Longtime readers of this weekly effort know that, like most journalists, I do math as well as I do elephant tracking and space shuttle driving. Oh, I can do the simple stuff like addition, multiplication, division and, as the lovely Catherine often has reason to note, “a little subtraction,” but calculus? Whoa, daddy.
Because of this easily seen blind spot, stories written by journalists who do do math are, to me, not just revealing but remarkable. For example, a Dec. 6, 2011, Wall Street Journal story, “Oil’s Growing Thirst for Water,” included the mathematical facts on “whether the underground water in south Texas can support both ranching and energy exploration.”
The operative paragraph in it reads:
“Mr. Brownlow, who has a Ph.D. in geochemistry, says it takes 407 million gallons to irrigate 640 acres and grow about $200,000 worth of corn on arid land. The same amount of water, he says, could be used to frack enough wells” — fracture subterranean rock to release its oil and gas — “to generate $2.5 billion worth of oil.”
So 407 million gallons of south Texas water will yield either $200,000 of corn or $2.5 billion of oil and gas. That means there are 12,500 times more reasons to use the water to extract oil and gas than to grow corn and cows. Wow. It also suggests that all today’s feed-the-world talk has about a one-in-12,500 chance to come true because we’ll likely use ever-increasing amounts of ever-more-scarce water to pump oil to fuel cars to drive to grocery stores to look at empty shelves rather than use it to grow food to fill those shelves.
Or is my math wrong?
If correct, this sounds like something for Congress to examine — they can do math, right? — as it seeks balance in the nation’s natural resource policy. Then again balance is not what Congress seeks in an election year; re-election is what Congress seeks in an election year.
That means, according to Capitol Hill watchers, little substantive legislation on any key issue like deficit reduction, the environment and agriculture will move anywhere, if at all, in 2012. That could fire up voters to fire some senators and congressmen in November, eh?
It happens more often than you may recall. For instance, according to numbers posted Jan. 17 by the National Journal, 105 of the House’s 435 members, or (I think) 24 percent, in 2010 either quit, ran for another office or were defeated in the election. Likewise, in 2010, 21 Senate incumbents either retired, resigned, ran for other offices or were defeated. That’d be… hmmm… right, 21 percent turnover.

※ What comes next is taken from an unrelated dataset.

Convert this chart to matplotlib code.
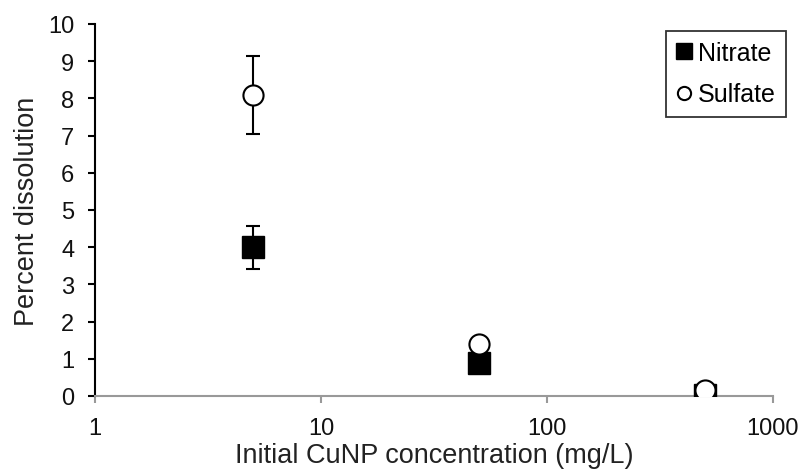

And, already in 2012, 10 senators have chosen to either retire or resign and 35 House members have said they will move out. That means (take several deep breaths before we dive into the very deep water of addition + division!) in just two years at least 31 percent of the Senate and 32 percent of House will have turned over.
Even more remarkable, if the 2008 election results are folded in the above numbers, 197 of the House’s 435 seats — or a stunning 45 percent — will have new suit pants or pants suits warming ’em in just four years come next January.
In the Senate, the numbers are nearly as startling: 41 seats, or (got it!) 41 percent, in just four years.
Coincidentally, four years ago was the last time Congress’s overall approval rating even touched the very mediocre 30 percent mark. On Jan. 16, a Washington Post/ABC News poll put that approval rating at 13 percent.
Hey, look at the bright side: Congress’s approval rating and Mitt Romney’s effective federal tax rate are almost the same. At least I think so.